I miss those quiet summer days that made for a great time to experiment in writing.
I had a professor remark that my writing was “collagistic” in a way that mirrored the topic that I was exploring: Romare Bearden’s collages and photomontages. Wish I could say that this approach was always deliberate. Bearden was deliberate (See From Process to Print: Graphic Works By Romare Bearden). However, I’m learning to embrace this writing style which wanders between creative inventiveness and distracted chaos. I obsessively cut and paste my Word documents on the computer screen. I splice from within the document and from previously written notes, and I paste those iterations together with new thoughts and inquiries. This past summer I tried something new. I built a physical collage of an article-in-process on Bearden. One of my arguments has to do with the physicality of collage methods–cutting, pasting, arranging, and rearranging–in order to come up with a visually distinctive and multi-layered work. Bearden said this about his process of building collages:
I build my faces, for example, from parts of African masks, animal eyes, marbles, [and] mossy vegetation. . . I then have my small original works enlarged so the mosaic like jointings will not be so apparent, after which I finish the larger painting. I have found when some detail, such as a hand or eye, is taken out of its original context and is fractured and integrated into a different space and form configuration it acquires a plastic quality it did not have in the photograph.

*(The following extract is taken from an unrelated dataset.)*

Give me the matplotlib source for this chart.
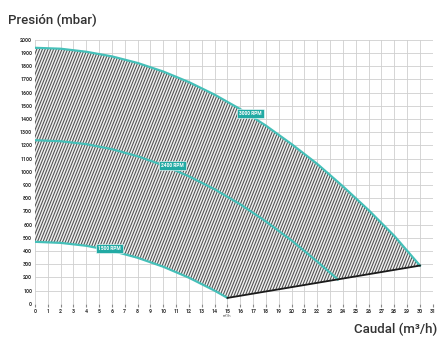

I wrestled for two weeks to finalize the article. I implemented a much more measured collage-like form at the process stage than ever before. I literally kneeled on the floor of my office, then in the serene space of the Newhouse Center for the Humanities at Wellesley College in the final weeks of my Mellon Postdoctoral Fellowship in Art and Africana Studies. I accomplished a lot just in seeing my article before me. Visually tracking one argument to the next was useful. I actually went into a hypnotic zone of organizing–no music, no chair, no human interaction–except when I was home. My six-year-old walked in to see all of my papers on the floor (ah, work-life balance). She asked, “Mommy, what are you doing?” I wasn’t always sure, but I wanted something magical to happen with my writing, or, at the very least, something coherent.
I haven’t submitted my article yet. It’s still not ready. I need to cut-and-paste my way towards something inspiring in my new digs in the Jewett Art Center. Pass me the scissors!
 Romare Bearden as quoted in Michael Gibson, International Herald Tribune. Letter from Bearden dated June 15, 1975 [copy], Bearden Papers, AAA; Schwartzman, p. 216, 310, n21.